With high foreclosure rates and weak consumer confidence continuing to create an imbalance between housing supply and demand, Fitch Ratings recently downwardly revised its housing outlook for 2010, pushing a meaningful recovery well into 2011. Moreover, any recovery will likely be more tempered than in past cycles, Robert Curran, Fitch's managing director for corporate finance, told listeners during a real estate outlook conference call on Thursday.

Curran said expected housing starts for the year to come in relatively flat compared to 2009 levels at 570,000, with single-family starts posting a modest growth of 4.5% to 460,000. However, he currently forecasted a 9.9% drop in new home sales for 2010 to 337,000 and a 4.1% drop in existing home sales to 4.9 million. Home prices also were likely to slide another 10% by the end of the year, he said.

But by 2011, the housing market should be showing signs of improvement, Curran said. He expected new home sales to rebound 14.8% and existing home sales by 6.0% from 2010 to 2011, contributing to an uptick in single-family starts of 19.6%.

"Although the percentage increases for next year may seem quite robust, they are much more moderate than what has historically been realized during the early stages of the five housing recessions since the mid-1960s," he explained. "For example, single-family housing starts averaged a 48% gain during the first year of an up cycle; single-family new-home sales averaged a 39% increase in the first 12 months of a recovery."

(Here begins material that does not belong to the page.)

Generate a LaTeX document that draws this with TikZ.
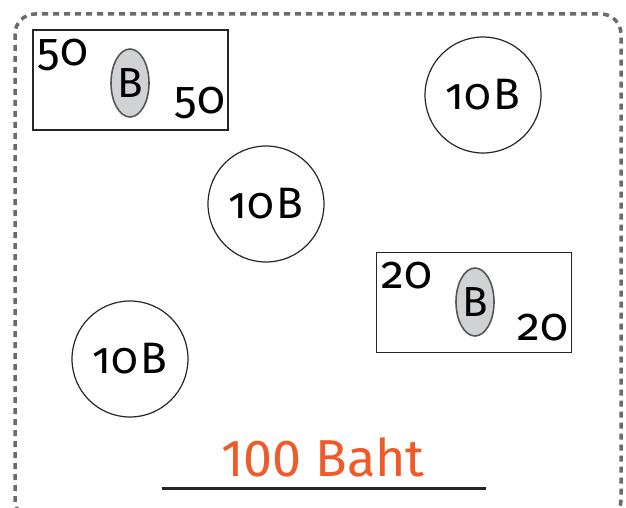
\documentclass[tikz,border=0pt]{standalone}
\usepackage{fontspec}
\setmainfont{Fira Sans}[Numbers=OldStyle]
\newfontfamily\liningfont{Fira Sans}[Numbers=Lining]
\usetikzlibrary{shapes.geometric}
\definecolor{dashgray}{HTML}{6A6A6A}
\definecolor{ovalfill}{HTML}{D1D2D4}
\definecolor{ovaledge}{HTML}{555555}
\definecolor{bahtorange}{HTML}{F05A28}
\tikzset{
  frame/.style={draw=dashgray, line width=3.5pt, dash pattern=on 6pt off 5pt, rounded corners=20pt},
  bill/.style={draw=black!85, line width=1.2pt, minimum width=195pt, minimum height=100pt, inner sep=0pt},
  coin/.style={circle, draw=black!85, line width=1.2pt, minimum size=116pt, inner sep=0pt, font=\fontsize{44}{44}\selectfont},
  oval/.style={ellipse, draw=ovaledge, fill=ovalfill, line width=1.6pt, minimum width=38pt, minimum height=68pt, inner sep=0pt, font=\fontsize{42}{42}\selectfont},
  billnum/.style={inner sep=0pt, font=\fontsize{46}{46}\selectfont},
}
\begin{document}
\begin{tikzpicture}[x=1pt,y=-1pt]
\useasboundingbox (0,0) rectangle (626,508);
\draw[frame] (15,14) rectangle (621,520);
% 50 bill
\node[bill] (b50) at (130.5,80) {};
\node[oval] (o50) at (130,83) {B};
\node[billnum] (n50a) at (63,55) {50};
\node[billnum] (n50b) at (200,103) {50};
% 20 bill
\node[bill] (b20) at (474,302.5) {};
\node[oval] (o20) at (475,302) {B};
\node[billnum] (n20a) at (407,276) {20};
\node[billnum] (n20b) at (543,328) {20};
% coins
\node[coin] (c1) at (483,95) {10\kern2pt B};
\node[coin] (c2) at (266,204) {10\kern2pt B};
\node[coin] (c3) at (130,359) {10\kern2pt B};
% label
\node[text=bahtorange, font=\liningfont\fontsize{52}{52}\selectfont, inner sep=0pt] (lbl) at (323,457) {100 Baht};
\coordinate (ul) at (162,488);
\coordinate (ur) at (486,488);
\draw[line width=3pt, black!85] (ul) -- (ur);
\end{tikzpicture}
\end{document}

Although Curran's modest outlook for housing improvement was reflective of the market's fragility, he said additional economic changes could further delay recovery.

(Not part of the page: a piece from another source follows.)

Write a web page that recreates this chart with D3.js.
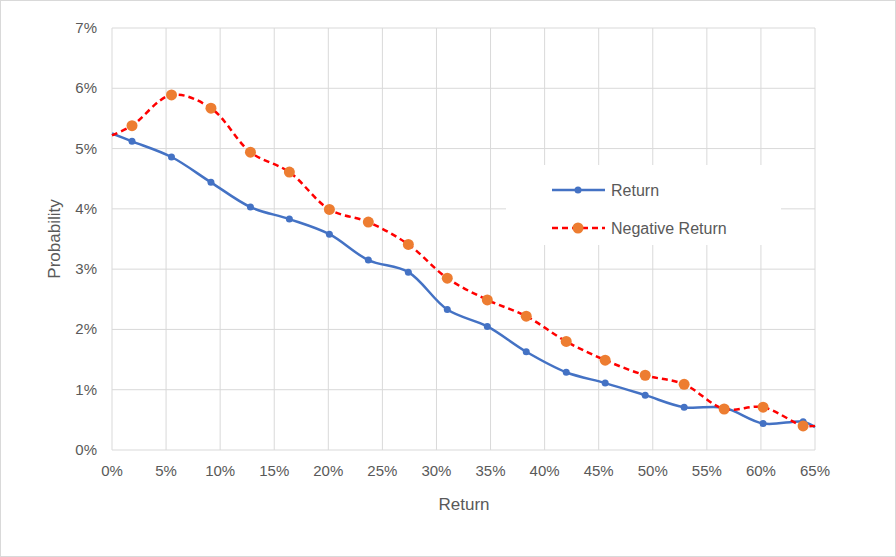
<!DOCTYPE html>
<html><head><meta charset="utf-8">
<script src="https://cdn.jsdelivr.net/npm/d3@7"></script>
<style>
body{margin:0;background:#fff;font-family:"Liberation Sans",Arial,sans-serif;}
</style></head><body>
<svg id="c" width="896" height="557"></svg>
<script>
// x positions (fraction) of the points; first and last have no marker
var xs = [0, 0.0185, 0.055, 0.0915, 0.128, 0.164, 0.201, 0.237, 0.274, 0.310, 0.347, 0.383, 0.420, 0.456, 0.493, 0.529, 0.566, 0.602, 0.639, 0.65];
var returnVals = [0.0525, 0.0512, 0.0486, 0.0444, 0.0403, 0.0383, 0.0358, 0.0315, 0.0295, 0.0233, 0.0205, 0.0163, 0.0129, 0.0111, 0.0091, 0.0071, 0.0070, 0.0044, 0.0047, 0.0038];
var negVals = [0.0522, 0.0538, 0.0589, 0.0567, 0.0494, 0.0461, 0.0399, 0.0378, 0.0341, 0.0285, 0.0249, 0.0222, 0.0180, 0.0149, 0.0124, 0.0109, 0.0068, 0.0071, 0.0040, 0.0040];
var xTicks = d3.range(0, 0.651, 0.05);
var yTicks = d3.range(0, 0.0701, 0.01);

var svg = d3.select("#c");
svg.append("rect").attr("x",0.5).attr("y",0.5).attr("width",895).attr("height",556)
  .attr("fill","#fff").attr("stroke","#d9d9d9");

var x = d3.scaleLinear().domain([0,0.65]).range([112,815]);
var y = d3.scaleLinear().domain([0,0.07]).range([450,28]);

svg.append("g").selectAll("line").data(yTicks).join("line")
  .attr("x1",112).attr("x2",815).attr("y1",d=>y(d)).attr("y2",d=>y(d)).attr("stroke","#d9d9d9");
svg.append("g").selectAll("line").data(xTicks).join("line")
  .attr("y1",28).attr("y2",450).attr("x1",d=>x(d)).attr("x2",d=>x(d)).attr("stroke","#d9d9d9");

svg.append("g").selectAll("text").data(yTicks).join("text")
  .attr("x",97).attr("y",d=>y(d)+5).attr("text-anchor","end")
  .attr("font-size",15).attr("fill","#595959").text(d3.format(".0%"));
svg.append("g").selectAll("text").data(xTicks).join("text")
  .attr("x",d=>x(d)).attr("y",476).attr("text-anchor","middle")
  .attr("font-size",15).attr("fill","#595959").text(d3.format(".0%"));

svg.append("text").attr("x",464).attr("y",510).attr("text-anchor","middle")
  .attr("font-size",17).attr("fill","#595959").text("Return");
svg.append("text").attr("transform","translate(60,239) rotate(-90)").attr("text-anchor","middle")
  .attr("font-size",17).attr("fill","#595959").text("Probability");

var line = d3.line().x(d=>x(d[0])).y(d=>y(d[1])).curve(d3.curveCatmullRom.alpha(0.5));
var ret = xs.map((v,i)=>[v,returnVals[i]]);
var neg = xs.map((v,i)=>[v,negVals[i]]);

svg.append("path").datum(ret).attr("d",line).attr("fill","none").attr("stroke","#4472c4").attr("stroke-width",2.5);
svg.append("g").selectAll("circle").data(ret.slice(1,-1)).join("circle")
  .attr("cx",d=>x(d[0])).attr("cy",d=>y(d[1])).attr("r",3.5).attr("fill","#4472c4");

svg.append("path").datum(neg).attr("d",line).attr("fill","none").attr("stroke","#ff0000")
  .attr("stroke-width",2.5).attr("stroke-dasharray","6,4");
svg.append("g").selectAll("circle").data(neg.slice(1,-1)).join("circle")
  .attr("cx",d=>x(d[0])).attr("cy",d=>y(d[1])).attr("r",5.5).attr("fill","#ed7d31");

// legend
var lg = svg.append("g");
lg.append("rect").attr("x",506).attr("y",165).attr("width",275).attr("height",80).attr("fill","#fff");
lg.append("line").attr("x1",552).attr("x2",605).attr("y1",190).attr("y2",190).attr("stroke","#4472c4").attr("stroke-width",2.5);
lg.append("circle").attr("cx",578).attr("cy",190).attr("r",3.5).attr("fill","#4472c4");
lg.append("text").attr("x",611).attr("y",196).attr("font-size",16).attr("fill","#595959").text("Return");
lg.append("line").attr("x1",552).attr("x2",605).attr("y1",228).attr("y2",228).attr("stroke","#ff0000").attr("stroke-width",2.5).attr("stroke-dasharray","6,4");
lg.append("circle").attr("cx",578).attr("cy",228).attr("r",5.5).attr("fill","#ed7d31");
lg.append("text").attr("x",611).attr("y",234).attr("font-size",16).attr("fill","#595959").text("Negative Return");
</script>
</body></html>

"If mortgage rates should meaningfully rise in 2011 or credit terms tighten further, then our housing forecast could turn more pessimistic for next year. And of course if the economy, now in recovery, were to backslide back into recession, rather than a housing recovery, another leg down would be anticipated," Curran said.

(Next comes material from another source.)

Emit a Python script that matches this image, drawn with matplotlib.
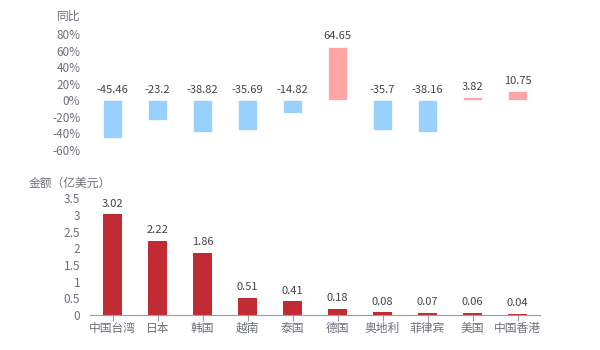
import numpy as np
import matplotlib.pyplot as plt

plt.rcParams['font.family'] = ['Noto Sans CJK SC', 'DejaVu Sans']

regions = ["中国台湾", "日本", "韩国", "越南", "泰国", "德国", "奥地利", "菲律宾", "美国", "中国香港"]
yoy = [-45.46, -23.2, -38.82, -35.69, -14.82, 64.65, -35.7, -38.16, 3.82, 10.75]
yoy_labels = ["-45.46", "-23.2", "-38.82", "-35.69", "-14.82", "64.65", "-35.7", "-38.16", "3.82", "10.75"]
amount = [3.02, 2.22, 1.86, 0.51, 0.41, 0.18, 0.08, 0.07, 0.06, 0.04]
amount_labels = ["3.02", "2.22", "1.86", "0.51", "0.41", "0.18", "0.08", "0.07", "0.06", "0.04"]
yoy_ticks = [-60, -40, -20, 0, 20, 40, 60, 80]
amt_ticks = [0, 0.5, 1, 1.5, 2, 2.5, 3, 3.5]
amt_tick_labels = ["0", "0.5", "1", "1.5", "2", "2.5", "3", "3.5"]

tick_c = "#6e7079"
lab_c = "#444444"
x = np.arange(len(regions))

fig = plt.figure(figsize=(6, 3.5), dpi=100)

# 上图：同比
ax1 = fig.add_axes([0.15, 0.5714, 0.75, 0.3314])
cols = ["#99d1fe" if v < 0 else "#ffa5a5" for v in yoy]
ax1.bar(x, yoy, width=0.44, color=cols, edgecolor="white", linewidth=0.5)
for xi, v, t in zip(x, yoy, yoy_labels):
    ax1.annotate(t, (xi, max(v, 0)), xytext=(0, 4), textcoords="offset points",
                 ha="center", va="bottom", fontsize=8, color=lab_c)
ax1.set_xlim(-0.5, len(regions) - 0.5)
ax1.set_ylim(-60, 80)
ax1.set_yticks(yoy_ticks)
ax1.set_yticklabels([f"{t}%" for t in yoy_ticks])
ax1.set_xticks([])
for s in ax1.spines.values():
    s.set_visible(False)
ax1.tick_params(axis="y", length=0, labelsize=8.5, labelcolor=tick_c, pad=7)
ax1.annotate("同比", (0, 1), xycoords="axes fraction", xytext=(-7, 8),
             textcoords="offset points", ha="right", va="bottom", fontsize=8.5, color=tick_c)

# 下图：金额
ax2 = fig.add_axes([0.15, 0.1, 0.75, 0.3334])
ax2.bar(x, amount, width=0.44, color="#c12c34")
for xi, v, t in zip(x, amount, amount_labels):
    ax2.annotate(t, (xi, v), xytext=(0, 4), textcoords="offset points",
                 ha="center", va="bottom", fontsize=8, color=lab_c)
ax2.set_xlim(-0.5, len(regions) - 0.5)
ax2.set_ylim(0, 3.5)
ax2.set_yticks(amt_ticks)
ax2.set_yticklabels(amt_tick_labels)
ax2.set_xticks(x)
ax2.set_xticklabels(regions)
for k in ["top", "right", "left"]:
    ax2.spines[k].set_visible(False)
ax2.spines["bottom"].set_color("#9a9ca3")
ax2.tick_params(axis="y", length=0, labelsize=8.5, labelcolor=tick_c, pad=7)
ax2.tick_params(axis="x", length=4, color="#9a9ca3", labelsize=8.5, labelcolor=tick_c, pad=1)
fig.text(0.047, 0.477, "金额（亿美元）", ha="left", va="center", fontsize=8.5, color=tick_c)

fig.savefig("out.png", dpi=100)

Besides an uncertain employment pictures, which was affecting consumer confidence, Curran said the biggest obstacle to housing's recovery was an overabundance of homes on the market, largely due to foreclosure activity.

Curran estimated that there were between 1.5 million and 2.0 million excess homes on the market, excluding so-called shadow inventory, which would include foreclosures not yet put up for sale and homes that owners want to sell but are delaying putting on the market until they see more stability. Citing numbers from John Burns Real Estate Consulting, Curran said there could be as many as 4.7 million homes in shadow inventory.

Although some of the government-sponsored foreclosure mitigation programs, such as the Home Affordable Modification Program (HAMP), have experienced declines in the pace of loan modification activity, Curran said non-HAMP modifications are not only increasing but showing improving success rates in terms of redefaults. Fewer defaults will help control inventory.

Although high inventory levels relative to current sales pace pose a challenge today, Curran said the situation could reverse quickly in a recovery scenario, given the disconnect between household formations and construction activity:

"There's been well below average new single-family home construction pattern for the past few years. This follows above-average construction for three to four years prior to that. Household formations have been below the one million-plus norm for the past three years. A major reason for this has been the economy. When the economy, especially job formation, ramps up, we expect household formations will jump and that will lead to some increasing demand for housing. In the interim, if more land does not enter the development process, there could be shortages of newly built homes at least in select markets in better locations."